In the requestAgent call we've passed mAgentCallback, which is a callback function that will receive control when an important event happens. This is how the callback is defined in my app:
private val mAgentCallback = object : SAAgentV2.RequestAgentCallback {
override fun onAgentAvailable(agent: SAAgentV2) {
mMessageService = agent as? MessageJobs
App.d(Accounts.TAG, "Agent " + agent)
}
override fun onError(errorCode: Int, message: String) {
App.d(Accounts.TAG, "Agent initialization error: $errorCode. ErrorMsg: $message")
}
}
MessageJobs here is a class that I've implemented to process all requests coming from a Samsung smartwatch. It's not the full code, only a skeleton:
class MessageJobs (context:Context) : SAAgentV2(SERVICETAG, context, MessageSocket::class.java) {
public fun release () {
}
override fun onServiceConnectionResponse(p0: SAPeerAgent?, p1: SASocket?, p2: Int) {
super.onServiceConnectionResponse(p0, p1, p2)

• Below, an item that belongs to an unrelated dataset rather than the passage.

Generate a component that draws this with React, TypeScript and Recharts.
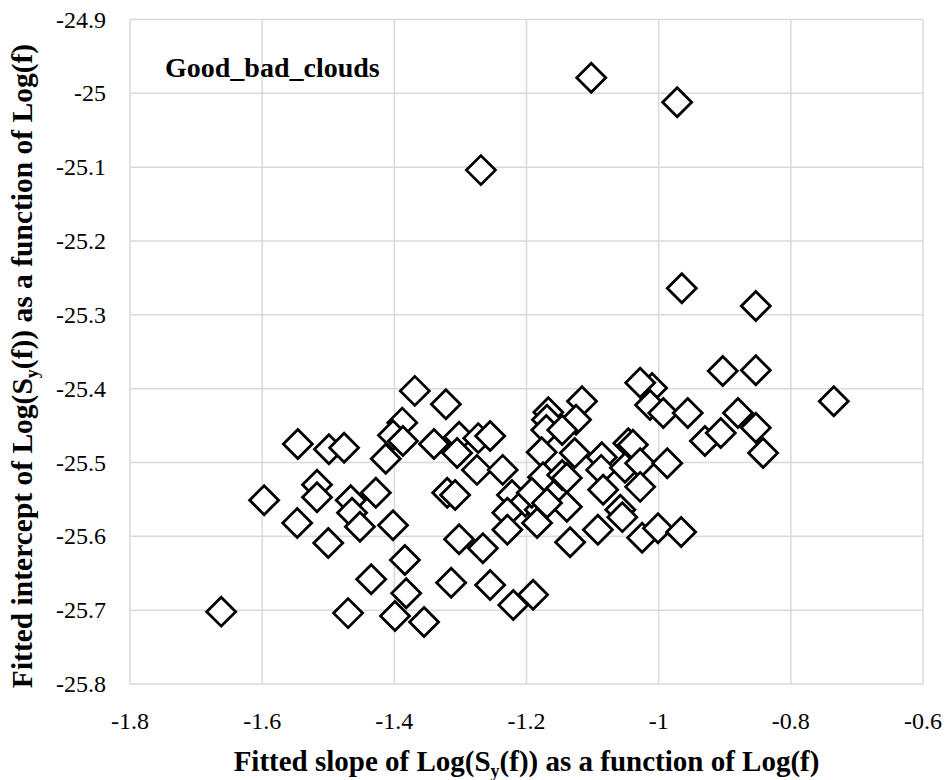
import React from "react";
import {
  ScatterChart,
  Scatter,
  XAxis,
  YAxis,
  CartesianGrid,
} from "recharts";

// values
const slopes = [
  -1.102, -0.972, -1.269, -0.965, -0.853, -0.735, -1.662,
  -1.369, -1.322, -1.546, -1.499, -1.476, -1.388, -1.402, -1.387, -1.413,
  -1.34, -1.302, -1.305, -1.597, -1.517, -1.517, -1.547, -1.5, -1.466,
  -1.464, -1.452, -1.428, -1.402, -1.32, -1.308, -1.302, -1.384, -1.435,
  -1.314, -1.382, -1.47, -1.399, -1.355,
  -1.273, -1.255, -1.275, -1.236, -1.222, -1.202, -1.229, -1.229, -1.18,
  -1.184, -1.139, -1.266, -1.255, -1.22, -1.19,
  -1.116, -1.167, -1.169, -1.17, -1.125, -1.146, -1.177, -1.127, -1.175,
  -1.146, -1.139, -1.086, -1.087, -1.084, -1.046, -1.039, -1.051, -1.028,
  -1.028, -0.987, -1.01, -1.028, -1.013, -0.993, -0.956, -1.192, -1.169,
  -1.058,
  -1.134, -1.092, -1.055, -1.025, -1.001, -0.966,
  -0.903, -0.853, -0.88, -0.93, -0.906, -0.853, -0.842,
];

const intercepts = [
  -24.979, -25.012, -25.104, -25.264, -25.288, -25.417, -25.702,
  -25.403, -25.421, -25.475, -25.482, -25.48, -25.446, -25.463, -25.471, -25.495,
  -25.475, -25.465, -25.487, -25.551, -25.53, -25.547, -25.582, -25.609, -25.551,
  -25.568, -25.587, -25.541, -25.585, -25.541, -25.544, -25.604, -25.632, -25.658,
  -25.663, -25.677, -25.704, -25.708, -25.716,
  -25.467, -25.464, -25.51, -25.51, -25.544, -25.553, -25.568, -25.591, -25.564,
  -25.582, -25.56, -25.616, -25.666, -25.693, -25.679,
  -25.417, -25.432, -25.442, -25.456, -25.442, -25.456, -25.486, -25.487, -25.52,
  -25.517, -25.521, -25.493, -25.51, -25.537, -25.474, -25.476, -25.507, -25.501,
  -25.533, -25.501, -25.399, -25.392, -25.422, -25.433, -25.433, -25.541, -25.555,
  -25.564,
  -25.608, -25.591, -25.574, -25.602, -25.589, -25.594,
  -25.376, -25.375, -25.433, -25.471, -25.46, -25.453, -25.487,
];

const xTicks = [-1.8, -1.6, -1.4, -1.2, -1, -0.8, -0.6];
const yTicks = [-24.9, -25, -25.1, -25.2, -25.3, -25.4, -25.5, -25.6, -25.7, -25.8];

const data = slopes.map((s, i) => ({ x: s, y: intercepts[i] }));

const FONT = "Liberation Serif";

const fmt = (v: number) => String(Number(v.toFixed(1)));

const Diamond = (props: any) => {
  const { cx, cy } = props;
  const r = 14.5;
  return (
    <polygon
      points={`${cx},${cy - r} ${cx + r},${cy} ${cx},${cy + r} ${cx - r},${cy}`}
      fill="#fff"
      stroke="#000"
      strokeWidth={2.8}
      strokeLinejoin="miter"
    />
  );
};

const XTick = (props: any) => {
  const { x, y, payload } = props;
  return (
    <text x={x} y={y + 43} textAnchor="middle" fontFamily={FONT} fontSize={24} fill="#000">
      {fmt(payload.value)}
      <tspan dy={0}></tspan>
    </text>
  );
};

const YTick = (props: any) => {
  const { x, y, payload } = props;
  return (
    <text x={x - 22} y={y + 8} textAnchor="end" fontFamily="Times New Roman" fontSize={24} fill="#000">
      {fmt(payload.value)}
    </text>
  );
};

const XTitle = (props: any) => {
  const { viewBox } = props;
  const cx = viewBox.x + viewBox.width / 2;
  return (
    <text
      x={cx}
      y={viewBox.y + 87}
      textAnchor="middle"
      fontFamily={FONT}
      fontWeight="bold"
      fontSize={29}
      fill="#000"
    >
      Fitted slope of Log(S
      <tspan dy={6} fontSize={18}>y</tspan>
      <tspan dy={-6}>(f)) as a function of Log(f)</tspan>
    </text>
  );
};

const YTitle = () => {
  const cy = 366;
  const x = 32;
  return (
    <text
      x={x}
      y={cy}
      transform={`rotate(-90, ${x}, ${cy})`}
      textAnchor="middle"
      fontFamily={FONT}
      fontWeight="bold"
      fontSize={29.5}
      fill="#000"
    >
      Fitted intercept of Log(S
      <tspan dy={6} fontSize={18}>y</tspan>
      <tspan dy={-6}>(f)) as a function of Log(f)</tspan>
    </text>
  );
};

export default function App() {
  return (
    <div
      style={{
        position: "absolute",
        left: 0,
        top: 0,
        width: 949,
        height: 780,
        background: "#fff",
      }}
    >
      <ScatterChart
        width={949}
        height={780}
        margin={{ top: 19.5, right: 26, bottom: 0, left: 0 }}
      >
        <CartesianGrid stroke="#d9d9d9" strokeWidth={1.5} />
        <XAxis
          type="number"
          dataKey="x"
          domain={[-1.8, -0.6]}
          ticks={xTicks}
          allowDataOverflow
          axisLine={false}
          tickLine={false}
          tickSize={0}
          height={96}
          tick={<XTick />}
          label={<XTitle />}
        />
        <YAxis
          type="number"
          dataKey="y"
          domain={[-25.8, -24.9]}
          ticks={yTicks}
          allowDataOverflow
          axisLine={false}
          tickLine={false}
          tickSize={0}
          width={130}
          tick={<YTick />}
          label={<YTitle />}
        />
        <Scatter
          data={data}
          shape={<Diamond />}
          isAnimationActive={false}
        />
        <text x={165} y={77} fontFamily="serif" fontWeight="bold" fontSize={28} fill="#000">
          Good_bad_
          <tspan dy={0}>clouds</tspan>
        </text>
      </ScatterChart>
    </div>
  );
}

App.d(TAG, "conn resp " + p1?.javaClass?.name + p2)
}
override fun onAuthenticationResponse(p0: SAPeerAgent?, p1: SAAuthenticationToken?, p2: Int) {
super.onAuthenticationResponse(p0, p1, p2)
App.d(TAG, "Auth " + p1.toString())
}
override protected fun onServiceConnectionRequested(agent: SAPeerAgent) {
}
}
override fun onFindPeerAgentsResponse(peerAgents: Array<SAPeerAgent>?, result: Int) {
}
override fun onError(peerAgent: SAPeerAgent?, errorMessage: String?, errorCode: Int) {
super.onError(peerAgent, errorMessage, errorCode)
}
override fun onPeerAgentsUpdated(peerAgents: Array<SAPeerAgent>?, result: Int) {
}
}
As you see, MessageJobs requires MessageSocket class as well that you would need to implement and that processes all messages coming from your device.
Bottom line, it's not that simple and it requires some digging to internals and coding, but it works, and most importantly - it doesn't crash.